Chrome Green.—The combination of Prussian blue and lemon chrome yellow makes chrome green. The combination is made intimately at the time the two color pigments are precipitated from the solutions.
This intimate mixture is very important; that is, the time when the blue and yellow are mixed. When each color is made separately (a yellow and a blue) and mixed later to make green a separation may occur and fading is pronounced. For this reason it is much better for painters to mix tints and shades of green by adding chrome green to white or a color than by adding blue and yellow to white or a color. When the medium chrome green is used the paint will not fade so soon as when blue and yellow are used to make green. In one case it is an intimate chemical mixture, while in the other purely a mechanical mixture, and so the two colors are more likely to separate and fade in the mechanical mixture.
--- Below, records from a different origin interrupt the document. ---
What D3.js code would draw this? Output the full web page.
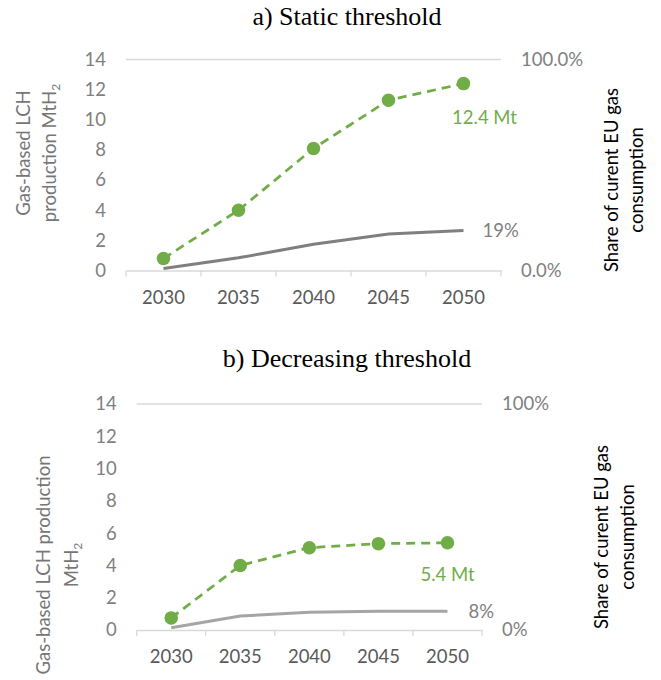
<!DOCTYPE html>
<html>
<head>
<meta charset="utf-8">
<script src="https://cdn.jsdelivr.net/npm/d3@7"></script>
<style>
  body { margin: 0; background: #fff; }
  svg { display: block; }
</style>
</head>
<body>
<svg id="chart" width="661" height="680"></svg>
<script>
// Years on the category axis
const years = ["2030", "2035", "2040", "2045", "2050"];

// a) Static threshold: gas-based LCH production (MtH2) and share of EU gas use (%)
const staticMt = [0.8, 4.0, 8.1, 11.3, 12.4];
const staticShare = [0.9, 6.0, 12.4, 17.3, 19.0];

// b) Decreasing threshold
const decreasingMt = [0.75, 4.0, 5.1, 5.35, 5.4];
const decreasingShare = [1.0, 6.2, 7.8, 8.3, 8.3];

// Axis ticks
const leftTicks = [0, 2, 4, 6, 8, 10, 12, 14];
const rightTicks = [0, 100];
const rightTickLabelsA = ["0.0%", "100.0%"];
const rightTickLabelsB = ["0%", "100%"];

const FONT = "Lato, 'Open Sans', sans-serif";
const FS = 18.5;
const GREEN = "#70ad47";
const AXIS = "#d9d9d9";

const svg = d3.select("#chart");

const panels = [
  {
    title: "a) Static threshold", titleY: 25,
    mt: staticMt, share: staticShare, rightLabels: rightTickLabelsA,
    xr: [126, 501], yr: [270.5, 59.5],
    shareColor: "#7f7f7f",
    leftTitle: [[{ t: "Gas-based LCH" }], [{ t: "production MtH" }, { t: "2", sub: true }]],
    leftX: [24, 50], leftY: 153,
    rightX: [612, 637], rightY: 180,
    mtLabel: { dx: 21, dy: 34, anchor: "middle" },
    shareLabel: { dx: 19, dy: 0 }
  },
  {
    title: "b) Decreasing threshold", titleY: 366.5,
    mt: decreasingMt, share: decreasingShare, rightLabels: rightTickLabelsB,
    xr: [136.7, 482], yr: [630, 404],
    shareColor: "#a5a5a5",
    leftTitle: [[{ t: "Gas-based LCH production" }], [{ t: "MtH" }, { t: "2", sub: true }]],
    leftX: [44, 72], leftY: 565,
    rightX: [602, 628], rightY: 537,
    mtLabel: { dx: 0, dy: 31.5, anchor: "middle" },
    shareLabel: { dx: 21, dy: 0 }
  }
];

panels.forEach(p => {
  const g = svg.append("g");

  const x = d3.scaleBand().domain(years).range(p.xr);
  const y = d3.scaleLinear().domain([0, 14]).range(p.yr);
  const y2 = d3.scaleLinear().domain([0, 100]).range(p.yr);
  const cx = d => x(d) + x.bandwidth() / 2;

  // Panel title
  g.append("text")
    .attr("x", 347).attr("y", p.titleY)
    .attr("text-anchor", "middle")
    .attr("font-family", "'Liberation Serif', 'Times New Roman', serif")
    .attr("font-size", 26).attr("fill", "#000")
    .text(p.title);

  // Top gridline at the axis maximum
  g.append("line")
    .attr("x1", p.xr[0]).attr("x2", p.xr[1])
    .attr("y1", y(14)).attr("y2", y(14))
    .attr("stroke", AXIS).attr("stroke-width", 1.3);

  // Left value axis
  const left = g.append("g")
    .attr("transform", `translate(${p.xr[0]},0)`)
    .call(d3.axisLeft(y).tickValues(leftTicks).tickSize(0).tickPadding(20));
  left.select(".domain").remove();
  left.selectAll("text")
    .attr("font-family", FONT).attr("font-size", FS).attr("fill", "#808080");

  // Right share axis
  const right = g.append("g")
    .attr("transform", `translate(${p.xr[1]},0)`)
    .call(d3.axisRight(y2).tickValues(rightTicks).tickSize(0).tickPadding(20)
      .tickFormat((d, i) => p.rightLabels[i]));
  right.select(".domain").remove();
  right.selectAll("text")
    .attr("font-family", FONT).attr("font-size", FS).attr("fill", "#808080");

  // Category axis
  const bottom = g.append("g")
    .attr("transform", `translate(0,${y(0)})`)
    .call(d3.axisBottom(x).tickSize(0).tickPadding(20));
  bottom.select(".domain")
    .attr("stroke", AXIS).attr("stroke-width", 1.3);
  bottom.selectAll("text")
    .attr("font-family", FONT).attr("font-size", FS).attr("fill", "#595959");

  // Tick marks between categories
  const bounds = years.map(d => x(d)).concat([x(years[years.length - 1]) + x.bandwidth()]);
  g.selectAll(null).data(bounds).enter().append("line")
    .attr("x1", d => d).attr("x2", d => d)
    .attr("y1", y(0)).attr("y2", y(0) + 6)
    .attr("stroke", AXIS).attr("stroke-width", 1.3);

  // Share of gas consumption (solid grey, right axis)
  g.append("path")
    .datum(p.share)
    .attr("fill", "none")
    .attr("stroke", p.shareColor).attr("stroke-width", 3)
    .attr("d", d3.line().x((d, i) => cx(years[i])).y(d => y2(d)));

  // LCH production (dashed green with markers, left axis)
  g.append("path")
    .datum(p.mt)
    .attr("fill", "none")
    .attr("stroke", GREEN).attr("stroke-width", 2.75)
    .attr("stroke-dasharray", "9 6")
    .attr("d", d3.line().x((d, i) => cx(years[i])).y(d => y(d)));

  g.selectAll(null).data(p.mt).enter().append("circle")
    .attr("cx", (d, i) => cx(years[i])).attr("cy", d => y(d))
    .attr("r", 6.75).attr("fill", GREEN);

  // End-of-series value labels
  const last = years.length - 1;
  g.append("text")
    .attr("x", cx(years[last]) + p.mtLabel.dx)
    .attr("y", y(p.mt[last]) + p.mtLabel.dy)
    .attr("dy", "0.35em")
    .attr("text-anchor", p.mtLabel.anchor)
    .attr("font-family", FONT).attr("font-size", FS).attr("fill", GREEN)
    .text(`${p.mt[last].toFixed(1)} Mt`);

  g.append("text")
    .attr("x", cx(years[last]) + p.shareLabel.dx)
    .attr("y", y2(p.share[last]) + p.shareLabel.dy)
    .attr("dy", "0.35em")
    .attr("font-family", FONT).attr("font-size", FS).attr("fill", "#7f7f7f")
    .text(`${Math.round(p.share[last])}%`);

  // Left axis title (two rotated lines)
  p.leftTitle.forEach((segs, li) => {
    const t = g.append("text")
      .attr("transform", `translate(${p.leftX[li]},${p.leftY}) rotate(-90)`)
      .attr("text-anchor", "middle")
      .attr("dy", "0.35em")
      .attr("font-family", FONT).attr("font-size", FS).attr("fill", "#767676");
    segs.forEach(s => {
      const ts = t.append("tspan").text(s.t);
      if (s.sub) ts.attr("font-size", FS * 0.65).attr("dy", "0.3em");
    });
  });

  // Right axis title
  ["Share of curent EU gas", "consumption"].forEach((line, li) => {
    g.append("text")
      .attr("transform", `translate(${p.rightX[li]},${p.rightY}) rotate(-90)`)
      .attr("text-anchor", "middle")
      .attr("dy", "0.35em")
      .attr("font-family", FONT).attr("font-size", FS).attr("fill", "#000")
      .text(line);
  });
});
</script>
</body>
</html>
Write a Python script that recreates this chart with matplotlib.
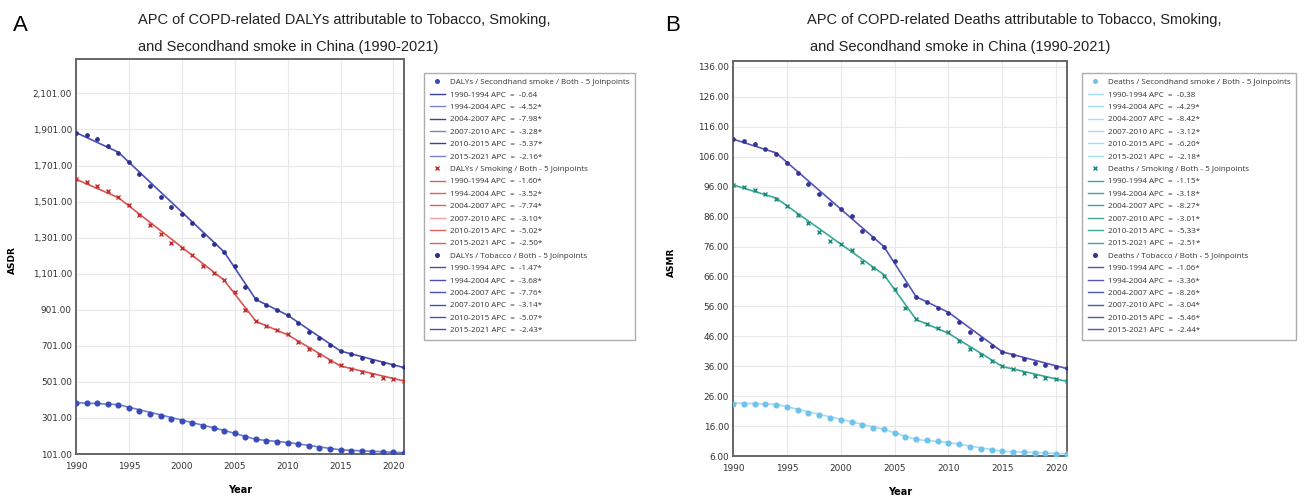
import matplotlib
matplotlib.use("Agg")
import matplotlib.pyplot as plt
from matplotlib.lines import Line2D

years = list(range(1990, 2022))
joinpoints = [1990, 1994, 2004, 2007, 2010, 2015, 2021]
segments = ["1990-1994", "1994-2004", "2004-2007", "2007-2010", "2010-2015", "2015-2021"]

# Panel A: DALYs (ASDR)
dalys_tobacco = [1884, 1868, 1846, 1811, 1773, 1722, 1655, 1590, 1529, 1469, 1433, 1384, 1314, 1268,
                 1219, 1142, 1025, 960, 929, 901, 872, 827, 780, 742, 705, 673, 655, 633, 618, 603,
                 592, 581]
dalys_smoking = [1625, 1610, 1590, 1558, 1525, 1482, 1427, 1371, 1321, 1271, 1244, 1204, 1145, 1103,
                 1064, 997, 897, 840, 812, 788, 764, 723, 683, 649, 619, 592, 575, 555, 538, 525,
                 518, 508]
dalys_second = [384, 384, 383, 377, 372, 358, 342, 325, 312, 297, 284, 271, 257, 244, 230, 216, 195,
                182, 175, 169, 164, 155, 144, 136, 129, 123, 119, 116, 114, 112, 110, 108]
dalys_tobacco_fit = [1884, 1775, 1222, 958, 871, 672, 580]
dalys_smoking_fit = [1625, 1523, 1065, 837, 762, 589, 506]
dalys_second_fit = [386, 375, 232, 182, 165, 124, 108]
apc_dalys_second = ["-0.64", "-4.52*", "-7.98*", "-3.28*", "-5.37*", "-2.16*"]
apc_dalys_smoking = ["-1.60*", "-3.52*", "-7.74*", "-3.10*", "-5.02*", "-2.50*"]
apc_dalys_tobacco = ["-1.47*", "-3.68*", "-7.76*", "-3.14*", "-5.07*", "-2.43*"]

# Panel B: Deaths (ASMR)
deaths_tobacco = [111.9, 111.2, 110.1, 108.7, 106.8, 104.0, 100.5, 97.0, 93.5, 90.2, 88.6, 86.1,
                  81.3, 78.7, 75.8, 71.0, 63.2, 59.2, 57.3, 55.6, 53.8, 50.7, 47.6, 45.1, 42.9,
                  40.9, 39.7, 38.3, 37.2, 36.4, 35.8, 35.3]
deaths_smoking = [96.5, 95.9, 94.9, 93.5, 91.8, 89.6, 86.7, 83.7, 80.8, 78.0, 77.0, 74.7, 70.9,
                  68.9, 66.2, 61.9, 55.3, 51.8, 50.1, 48.8, 47.3, 44.5, 41.8, 39.7, 37.8, 36.0,
                  35.1, 33.8, 32.8, 32.1, 31.6, 31.0]
deaths_second = [23.5, 23.5, 23.5, 23.3, 23.0, 22.4, 21.4, 20.4, 19.6, 18.7, 17.9, 17.3, 16.3,
                 15.5, 14.9, 13.8, 12.4, 11.6, 11.3, 10.9, 10.5, 9.9, 9.0, 8.5, 8.0, 7.6, 7.4, 7.2,
                 7.1, 7.0, 6.8, 6.7]
deaths_tobacco_fit = [111.9, 107.3, 76.0, 59.2, 54.0, 40.8, 35.2]
deaths_smoking_fit = [96.6, 92.2, 66.6, 51.6, 47.0, 35.9, 30.9]
deaths_second_fit = [23.7, 23.3, 14.9, 11.5, 10.5, 7.6, 6.7]
apc_deaths_second = ["-0.38", "-4.29*", "-8.42*", "-3.12*", "-6.20*", "-2.18*"]
apc_deaths_smoking = ["-1.15*", "-3.18*", "-8.27*", "-3.01*", "-5.33*", "-2.51*"]
apc_deaths_tobacco = ["-1.06*", "-3.36*", "-8.26*", "-3.04*", "-5.46*", "-2.44*"]

fig = plt.figure(figsize=(13.07, 4.97), dpi=100)
W, H = 1307, 497


def box(l, t, r, b):
    return [l / W, 1 - b / H, (r - l) / W, (b - t) / H]


def style_axes(ax, yticks, ylim, ylabel, ylab_x):
    ax.set_xlim(1990, 2021)
    ax.set_ylim(*ylim)
    ax.set_xticks([1990, 1995, 2000, 2005, 2010, 2015, 2020])
    ax.set_yticks(yticks)
    ax.set_yticklabels([f"{v:,.2f}" for v in yticks])
    ax.tick_params(labelsize=6.4, length=0, colors="#333333")
    ax.tick_params(axis="y", pad=3)
    ax.tick_params(axis="x", pad=6)
    ax.grid(True, color="#e8e8e8", linewidth=0.8)
    ax.set_axisbelow(True)
    for s in ax.spines.values():
        s.set_color("#666666")
        s.set_linewidth(1.4)
    ax.set_xlabel("Year", fontsize=7, fontweight="bold")
    ax.xaxis.set_label_coords(0.5, -0.078)
    ax.set_ylabel(ylabel, fontsize=6.5, fontweight="bold")
    ax.yaxis.set_label_coords(ylab_x, 0.49)


def draw_series(ax, obs, fit, mk, mcol, lcol, ms, mew=1.0):
    ax.plot(joinpoints, fit, color=lcol, linewidth=1.2, zorder=2)
    ax.plot(years, obs, linestyle="none", marker=mk, color=mcol, markersize=ms,
            markeredgewidth=mew, zorder=3)


def draw_legend(ax, groups):
    handles = []
    for title, mk, mcol, lcols, apcs in groups:
        handles.append(Line2D([], [], linestyle="none", marker=mk, color=mcol, markersize=2.6,
                              label=title))
        for seg, c, a in zip(segments, lcols, apcs):
            handles.append(Line2D([], [], color=c, linewidth=1.0, label=f"{seg} APC  =  {a}"))
    leg = ax.legend(handles=handles, loc="upper left", bbox_to_anchor=(0, 1), frameon=True,
                    fancybox=False, handlelength=1.9, handletextpad=0.6,
                    labelspacing=0.59, borderpad=0.7, borderaxespad=0,
                    prop={"family": "Open Sans", "size": 5.8})
    leg.get_frame().set_edgecolor("#999999")
    leg.get_frame().set_linewidth(1.0)
    for t in leg.get_texts():
        t.set_color("#333333")


title_font = {"family": "Liberation Sans", "fontsize": 10.5, "color": "#222222"}

# ---- Panel A ----
axA = fig.add_axes(box(76, 59, 404, 454))
draw_series(axA, dalys_tobacco, dalys_tobacco_fit, "o", "#2b2f8f", "#4a4fb5", 2.4)
draw_series(axA, dalys_smoking, dalys_smoking_fit, "x", "#c03030", "#d95555", 2.8)
draw_series(axA, dalys_second, dalys_second_fit, "o", "#3a4bb8", "#7080d0", 3.4)
style_axes(axA, [101, 301, 501, 701, 901, 1101, 1301, 1501, 1701, 1901, 2101], (101, 2292), "ASDR",
           -0.18)
fig.text(13 / W, 1 - 31 / H, "A", fontsize=16, family="Liberation Sans")
fig.text(138 / W, 1 - 24 / H, "APC of COPD-related DALYs attributable to Tobacco, Smoking,", **title_font)
fig.text(138 / W, 1 - 51 / H, "and Secondhand smoke in China (1990-2021)", **title_font)

legA = fig.add_axes(box(424, 73, 647, 338))
legA.axis("off")
draw_legend(legA, [
    ("DALYs / Secondhand smoke / Both - 5 Joinpoints", "o", "#3a4bb8",
     ["#3a3fa5", "#7a80d5", "#3a3fa5", "#7a80d5", "#3a3fa5", "#7a80d5"], apc_dalys_second),
    ("DALYs / Smoking / Both - 5 Joinpoints", "x", "#c03030",
     ["#e06060", "#e06060", "#e06060", "#f0a0a0", "#e06060", "#e06060"], apc_dalys_smoking),
    ("DALYs / Tobacco / Both - 5 Joinpoints", "o", "#2b2f8f",
     ["#4a4fb5", "#4a4fb5", "#4a4fb5", "#4a4fb5", "#4a4fb5", "#4a4fb5"], apc_dalys_tobacco),
])

# ---- Panel B ----
axB = fig.add_axes(box(733, 61, 1067, 456))
draw_series(axB, deaths_tobacco, deaths_tobacco_fit, "o", "#33349a", "#5555b8", 2.4)
draw_series(axB, deaths_smoking, deaths_smoking_fit, "x", "#1f8a7a", "#3aa898", 2.8)
draw_series(axB, deaths_second, deaths_second_fit, "o", "#6ec3ea", "#a8dcf2", 3.4)
style_axes(axB, list(range(6, 137, 10)), (6, 138), "ASMR", -0.17)
fig.text(665 / W, 1 - 31 / H, "B", fontsize=16, family="Liberation Sans")
fig.text(807 / W, 1 - 24 / H, "APC of COPD-related Deaths attributable to Tobacco, Smoking,", **title_font)
fig.text(810 / W, 1 - 51 / H, "and Secondhand smoke in China (1990-2021)", **title_font)

legB = fig.add_axes(box(1082, 73, 1303, 335))
legB.axis("off")
draw_legend(legB, [
    ("Deaths / Secondhand smoke / Both - 5 Joinpoints", "o", "#6ec3ea",
     ["#a8dcf2"] * 6, apc_deaths_second),
    ("Deaths / Smoking / Both - 5 Joinpoints", "x", "#1f8a7a",
     ["#3aa898"] * 6, apc_deaths_smoking),
    ("Deaths / Tobacco / Both - 5 Joinpoints", "o", "#33349a",
     ["#5555b8"] * 6, apc_deaths_tobacco),
])

fig.savefig("out.png", dpi=100)
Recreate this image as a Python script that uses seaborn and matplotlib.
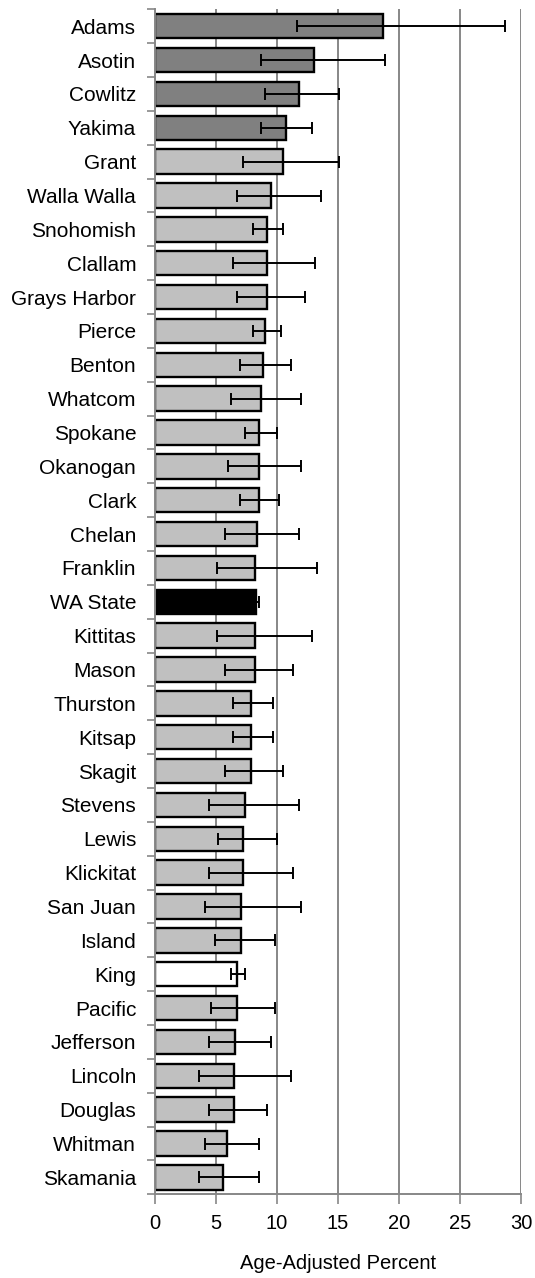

Chrome greens, except the very dark colors, made largely of raw umber, are not permanent in sunlight. They are excellent tinting colors, and are bright and clear. They are used for glazing colors and may be used for stains.
Chinese and English Vermilions.—A chemical color, a sulphide of mercury, which is quite a permanent, brilliant red. English vermilion is practically the same as Chinese, but American vermilion is quite a different pigment. Though its color is brilliant, too, the latter is permanent in strong light.
The Chinese and English vermilions should not be used with white lead, chrome yellows, chrome greens, any of the copper colors or emerald green. Unfavorable chemical reactions result.
American Vermilion.—A basic chromate of lead, brilliant red, made by the same chemical process as are the chrome yellows. It is fine in texture, has a clear color, is a strong tinting color and has remarkable covering capacity.